The book is divided into three sections, the first of which considers the uses and abuses of trauma in the wake of September 11. One of the guiding spirits here is German political philosopher Carl Schmitt, known for his analysis in the 1922 book Political Theology of the state of exception, the unforeseen emergency, provided for in Article 48 of the Weimer Constitution, that enables the executive branch to assume sovereign power in order to ensure political and social stability and which Adolf Hitler invoked in suspending democratic authority to establish the Nationalist Socialist government. Embraced by far-right conservatives of the George W. Bush administration under the guise of the 'unitary executive' and the War on Terror, the Schmittian will-to-power has been deployed to great effect by Trump's operatives where emergencies are fabricated via social media, sometimes semi-daily, to provide cover for all manner of appropriations—of capital, of public resources, of human rights, of common decency, and more.
The second section examines ways that neoliberalism—contemporary capitalism's forfeiture of the crown in the interest of securing the purse—has altered what philosopher and critic Arthur C. Danto terms 'the artworld', i.e., the network of institutions (museums, galleries, the market) and agents (curators, gallerists, artists, and yes, art historians and critics) that constitute the field. Possessing a breathtaking erudition that he wears lightly, Foster in a few pages dispatches in turn with the commodification of the art object, the dissolution of the original, the temerity of curation, and the arrogance of architecture. A highlight of this section is the last essay on Chicago-based artist Kerry James Marshall. From a close reading of a single painting, Foster unfurls a magisterial, wide-ranging argument for Marshall's work as a counterpoint to the artworld's diminished state via 'a portal to another way of seeing and being (together)'.
The son of a lawyer, Foster went to private school in Seattle with Microsoft founder Bill Gates. The final section of What Comes After Farce? deals with the brave new world that geeks such as Gates have wrought, the post-human supplanting of 'wetware' with the technics of cybernetics, the artificial intelligence of algorithms, the mechanic vision of surveillance apparatus, and the gamescape vistas of virtual and augmented reality. Starting with the rudimentary programming of the image of the player piano in the fiction of William Gaddis (whose hole-punched scrolls were the forerunners of lines of digital code), Foster moves through progressive iterations of instrumental vision and comprehension whereby human subjectivity has been called into question.

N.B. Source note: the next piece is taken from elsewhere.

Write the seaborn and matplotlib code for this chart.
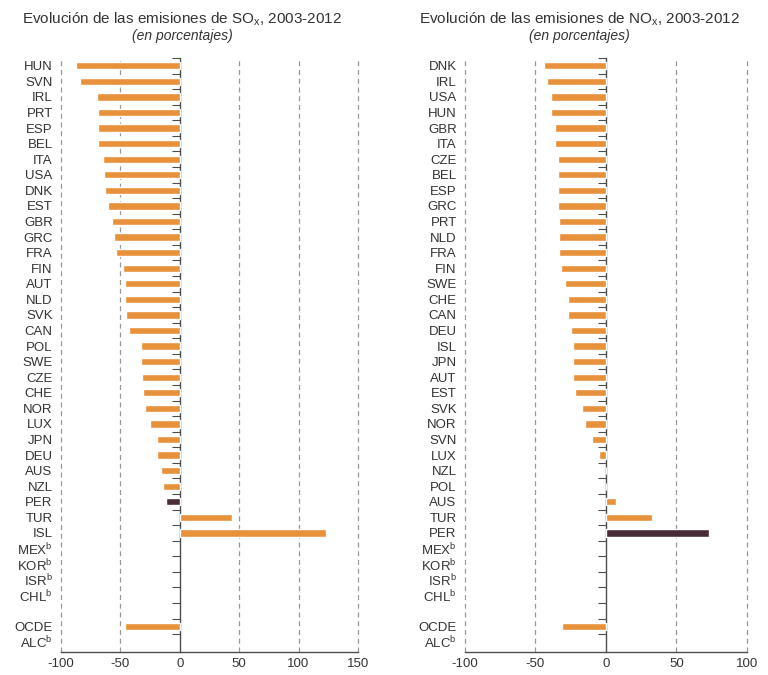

The essays in the section consciously interlock, particularly in the discussion of German filmmaker Harud Farocki and his influence on media artist and theorist Hito Steyerl and American geographer-turned-photographer Trevor Paglen.
A counterpoint is offered with the example of installation artist/sculptor Sarah Sze, whose intricate works are composed of actual and fabricated pieces of consumer culture such as safety pins, string, wire, plastic, appropriated photographs, lighting, and other mixed media that complicate the experience of material fact and symbolic representation. The model worlds Sze creates are admittedly utopian, but raise important questions with respect to accepted ways of comprehending the contemporary environment in all its complexity, making them valuable in Foster's estimation.
Foster ends many of the essays in What Comes After Farce? with a series of questions rather than providing hard and fast prescriptions. Having submitted the evidence as he sees it, Foster calls upon the reader to consider their own assumptions and make their own conclusions. The final essay stakes out a position to move past what French philosopher Paul Ricoeur terms 'the hermeneutics of suspicion'—that the representations we encounter, Foster's included, are not telling us the truth—characterizing a lot of criticism, especially of the academic variety.
This open-ended conclusion draws us back to the book's introduction in which Foster, reflecting on the etymology of the word farce, which originally signified the comic interlude of a religious play, describes it as a kind of in-between state, suggesting the possibility of another, perhaps more felicitous time to come, as he intimates in his observations on Marshall and Sze later in the book. That Foster maintains this perspective in light of what he presents in the rest of What Comes After Farce? is indicative of the sensibility typically attributed to Italian political philosopher Antonio Gramsci, namely of a pessimism of the intellect but an optimism of the will. In these seemingly darkest of times, it may just be the best shot we've got.